Instructions to follow:
Retype exactly what runs from the first line of the data to the line with "cirs_upper = [1.0, 0.855, 0.603, 0.603]", keeping both of those lines and skipping pictures.

+++ Dataset excerpts

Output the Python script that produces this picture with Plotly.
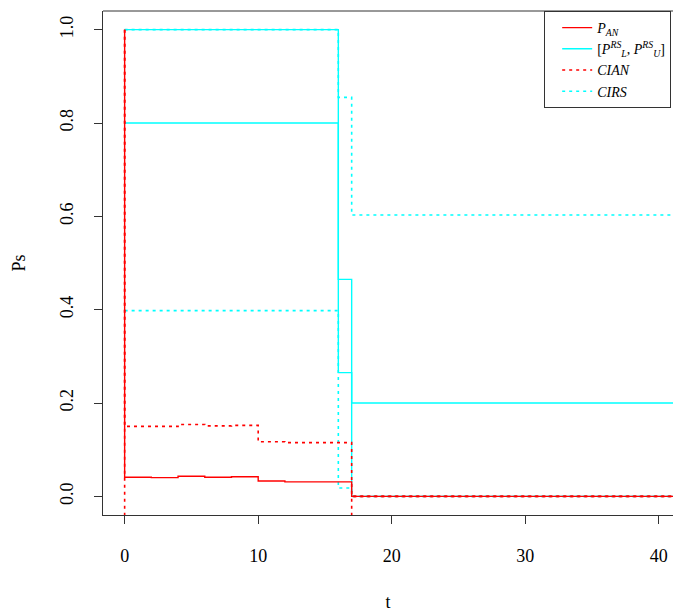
import plotly.graph_objects as go

# ---- data ----
T_END = 45
t_an = [0, 0, 2, 4, 6, 8, 10, 12, 17, T_END]
p_an = [1.0, 0.041, 0.040, 0.043, 0.041, 0.042, 0.033, 0.031, 0.0, 0.0]
cian_upper = [1.0, 0.150, 0.150, 0.154, 0.151, 0.152, 0.117, 0.115, 0.0, 0.0]
cian_lower = [1.0, -0.08, -0.08, -0.08, -0.08, -0.08, -0.08, -0.08, 0.0, 0.0]

t_rs = [0, 16, 17, T_END]
rs_lower = [0.8, 0.265, 0.0, 0.0]
rs_upper = [1.0, 0.465, 0.2, 0.2]
cirs_lower = [0.398, 0.018, 0.0, 0.0]
cirs_upper = [1.0, 0.855, 0.603, 0.603]

x_ticks = [0, 10, 20, 30, 40]
y_ticks = [0.0, 0.2, 0.4, 0.6, 0.8, 1.0]
y_ticklabels = ["0.0", "0.2", "0.4", "0.6", "0.8", "1.0"]

FONT = "Liberation Serif"
RED = "#FF0000"
CYAN = "#00FFFF"
AX = "#333333"


def pair(t, lo, hi):
    return t + [None] + t, lo + [None] + hi


fig = go.Figure()

x, y = pair(t_rs, rs_lower, rs_upper)
fig.add_trace(go.Scatter(x=x, y=y, mode="lines", line=dict(color=CYAN, width=1.4, shape="hv"),
                         name="[<i>P</i><sup><i>RS</i></sup><sub><i>L</i></sub>, <i>P</i><sup><i>RS</i></sup><sub><i>U</i></sub>]",
                         legendrank=2))
x, y = pair(t_rs, cirs_lower, cirs_upper)
fig.add_trace(go.Scatter(x=x, y=y, mode="lines", line=dict(color=CYAN, width=1.6, shape="hv", dash="3px,4px"),
                         name="<i>CIRS</i>", legendrank=4))
fig.add_trace(go.Scatter(x=t_an, y=p_an, mode="lines", line=dict(color=RED, width=1.4, shape="hv"),
                         name="<i>P</i><sub><i>AN</i></sub>", legendrank=1))
x, y = pair(t_an, cian_lower, cian_upper)
fig.add_trace(go.Scatter(x=x, y=y, mode="lines", line=dict(color=RED, width=1.6, shape="hv", dash="3px,4px"),
                         name="<i>CIAN</i>", legendrank=3))

fig.update_layout(
    width=673, height=612,
    margin=dict(l=103, r=0, t=11, b=97, autoexpand=False),
    paper_bgcolor="white", plot_bgcolor="white",
    font=dict(family=FONT, color="black", size=18),
    showlegend=True,
    legend=dict(x=0.774, y=1, xanchor="left", yanchor="top",
                bordercolor=AX, borderwidth=1, bgcolor="white", indentation=12,
                font=dict(family=FONT, size=14), tracegroupgap=0),
    xaxis=dict(range=[-1.62, 41.06], tickvals=x_ticks, ticks="outside", ticklen=8,
               tickcolor=AX, showline=True, linecolor=AX, linewidth=1,
               showgrid=False, zeroline=False, tickfont=dict(size=18),
               ticklabelstandoff=16,
               title=dict(text="t", font=dict(size=18), standoff=36)),
    yaxis=dict(range=[-0.04, 1.04], tickvals=y_ticks, ticktext=y_ticklabels,
               tickangle=-90, ticks="outside", ticklen=8, tickcolor=AX,
               showline=True, linecolor=AX, linewidth=1,
               showgrid=False, zeroline=False, tickfont=dict(size=18),
               ticklabelstandoff=14,
               title=dict(text="Ps", font=dict(size=18), standoff=26)),
    shapes=[dict(type="line", xref="paper", yref="paper", x0=0, x1=1, y0=1, y1=1,
                 line=dict(color=AX, width=1))],
)

# remove the browser's default page margin so the figure fills the window exactly
fig.write_html("out.html", config={"displayModeBar": False},
               post_script="document.body.style.margin='0';document.body.style.overflow='hidden';")
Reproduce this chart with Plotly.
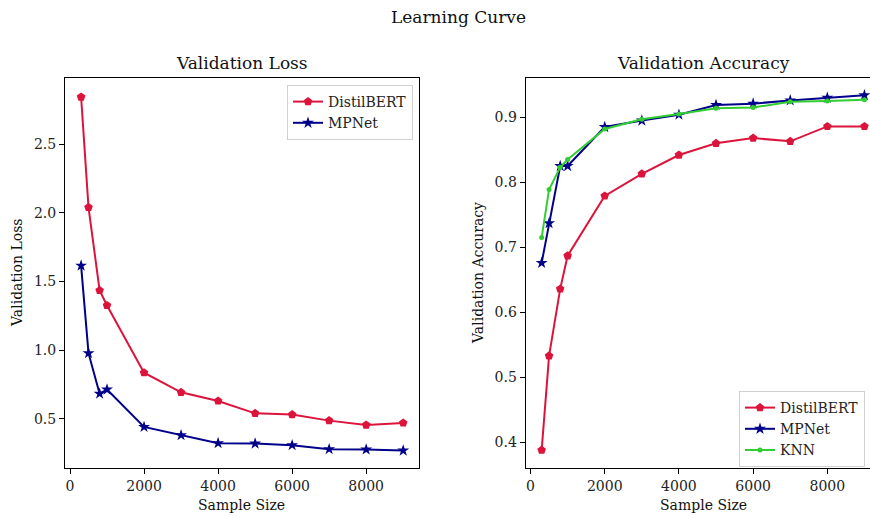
import plotly.graph_objects as go

# Training set sizes used for the learning curve
sample_sizes = [300, 500, 800, 1000, 2000, 3000, 4000, 5000, 6000, 7000, 8000, 9000]

# Validation loss per model
loss_distilbert = [2.843, 2.040, 1.435, 1.326, 0.837, 0.694, 0.631, 0.541, 0.532, 0.488, 0.456, 0.471]
loss_mpnet = [1.616, 0.979, 0.684, 0.714, 0.442, 0.382, 0.324, 0.321, 0.309, 0.280, 0.278, 0.270]

# Validation accuracy per model
acc_distilbert = [0.388, 0.533, 0.636, 0.687, 0.779, 0.813, 0.842, 0.860, 0.868, 0.863, 0.886, 0.886]
acc_mpnet = [0.676, 0.737, 0.825, 0.825, 0.885, 0.895, 0.904, 0.919, 0.921, 0.926, 0.930, 0.934]
acc_knn = [0.715, 0.789, 0.823, 0.835, 0.882, 0.897, 0.905, 0.914, 0.915, 0.924, 0.925, 0.927]

loss_ticks = [0.5, 1.0, 1.5, 2.0, 2.5]
acc_ticks = [0.4, 0.5, 0.6, 0.7, 0.8, 0.9]
x_ticks = [0, 2000, 4000, 6000, 8000]

W, H = 870, 516
FONT = "DejaVu Serif"
RED, BLUE, GREEN = "#DC143C", "#00008B", "#32CD32"


def px_x(v):
    return v / W


def px_y(v):
    return 1 - v / H


fig = go.Figure()

line_w = 2
pent = dict(symbol="pentagon", size=9)
star = dict(symbol="star", size=9)
dot = dict(symbol="circle", size=5)

fig.add_trace(go.Scatter(x=sample_sizes, y=loss_distilbert, name="DistilBERT", mode="lines+markers",
                         line=dict(color=RED, width=line_w), marker=dict(color=RED, **pent),
                         xaxis="x", yaxis="y", legend="legend"))
fig.add_trace(go.Scatter(x=sample_sizes, y=loss_mpnet, name="MPNet", mode="lines+markers",
                         line=dict(color=BLUE, width=line_w), marker=dict(color=BLUE, **star),
                         xaxis="x", yaxis="y", legend="legend"))

fig.add_trace(go.Scatter(x=sample_sizes, y=acc_distilbert, name="DistilBERT", mode="lines+markers",
                         line=dict(color=RED, width=line_w), marker=dict(color=RED, **pent),
                         xaxis="x2", yaxis="y2", legend="legend2"))
fig.add_trace(go.Scatter(x=sample_sizes, y=acc_mpnet, name="MPNet", mode="lines+markers",
                         line=dict(color=BLUE, width=line_w), marker=dict(color=BLUE, **star),
                         xaxis="x2", yaxis="y2", legend="legend2"))
fig.add_trace(go.Scatter(x=sample_sizes, y=acc_knn, name="KNN", mode="lines+markers",
                         line=dict(color=GREEN, width=line_w), marker=dict(color=GREEN, **dot),
                         xaxis="x2", yaxis="y2", legend="legend2"))

axis_common = dict(showgrid=False, zeroline=False, showline=True, linecolor="black", linewidth=1.1,
                   ticks="outside", ticklen=5, tickwidth=1.1, tickcolor="black",
                   tickfont=dict(family=FONT, size=14, color="#222"))

legend_font = dict(family=FONT, size=14, color="#222")

y_top, y_bot = 78.3, 468.3
fig.update_layout(
    width=W, height=H,
    margin=dict(l=0, r=0, t=0, b=0),
    paper_bgcolor="white", plot_bgcolor="white",
    font=dict(family=FONT, size=14, color="#222"),
    xaxis=dict(domain=[px_x(65), px_x(419.3)], range=[-135, 9435], tickvals=x_ticks,
               mirror=True, anchor="y", **axis_common),
    yaxis=dict(domain=[px_y(y_bot), px_y(y_top)], range=[0.141, 2.979], tickvals=loss_ticks,
               ticktext=[f"{t:.1f}" for t in loss_ticks], mirror=True, anchor="x", **axis_common),
    xaxis2=dict(domain=[px_x(525.7), 1.0], range=[-130, 9150], tickvals=x_ticks,
                mirror=True, anchor="y2", **axis_common),
    yaxis2=dict(domain=[px_y(y_bot), px_y(y_top)], range=[0.360, 0.960], tickvals=acc_ticks,
                ticktext=[f"{t:.1f}" for t in acc_ticks], anchor="x2", **axis_common),
    legend=dict(x=px_x(413), y=px_y(85), xanchor="right", yanchor="top",
                bgcolor="rgba(255,255,255,0.8)", bordercolor="#d0d0d0", borderwidth=1,
                font=legend_font, tracegroupgap=0),
    legend2=dict(x=px_x(739), y=px_y(391), xanchor="left", yanchor="top",
                 bgcolor="rgba(255,255,255,0.8)", bordercolor="#d0d0d0", borderwidth=1,
                 font=legend_font, tracegroupgap=0),
    showlegend=True,
)

annotations = [
    dict(text="Learning Curve", x=px_x(458), y=px_y(17), size=17),
    dict(text="Validation Loss", x=px_x(242), y=px_y(63), size=17),
    dict(text="Validation Accuracy", x=px_x(703), y=px_y(63), size=17),
    dict(text="Sample Size", x=px_x(242), y=px_y(505), size=14),
    dict(text="Sample Size", x=px_x(703), y=px_y(505), size=14),
    dict(text="Validation Loss", x=px_x(17), y=px_y(273), size=14, angle=-90),
    dict(text="Validation Accuracy", x=px_x(478), y=px_y(273), size=14, angle=-90),
]
for a in annotations:
    fig.add_annotation(text=a["text"], x=a["x"], y=a["y"], xref="paper", yref="paper",
                       xanchor="center", yanchor="middle", showarrow=False,
                       textangle=a.get("angle", 0),
                       font=dict(family=FONT, size=a["size"], color="#111"))

fig.write_html("out.html")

++++++

Response to the exercise:
Output the Python script that produces this picture with Plotly.
import plotly.graph_objects as go

# ---- data ----
T_END = 45
t_an = [0, 0, 2, 4, 6, 8, 10, 12, 17, T_END]
p_an = [1.0, 0.041, 0.040, 0.043, 0.041, 0.042, 0.033, 0.031, 0.0, 0.0]
cian_upper = [1.0, 0.150, 0.150, 0.154, 0.151, 0.152, 0.117, 0.115, 0.0, 0.0]
cian_lower = [1.0, -0.08, -0.08, -0.08, -0.08, -0.08, -0.08, -0.08, 0.0, 0.0]

t_rs = [0, 16, 17, T_END]
rs_lower = [0.8, 0.265, 0.0, 0.0]
rs_upper = [1.0, 0.465, 0.2, 0.2]
cirs_lower = [0.398, 0.018, 0.0, 0.0]
cirs_upper = [1.0, 0.855, 0.603, 0.603]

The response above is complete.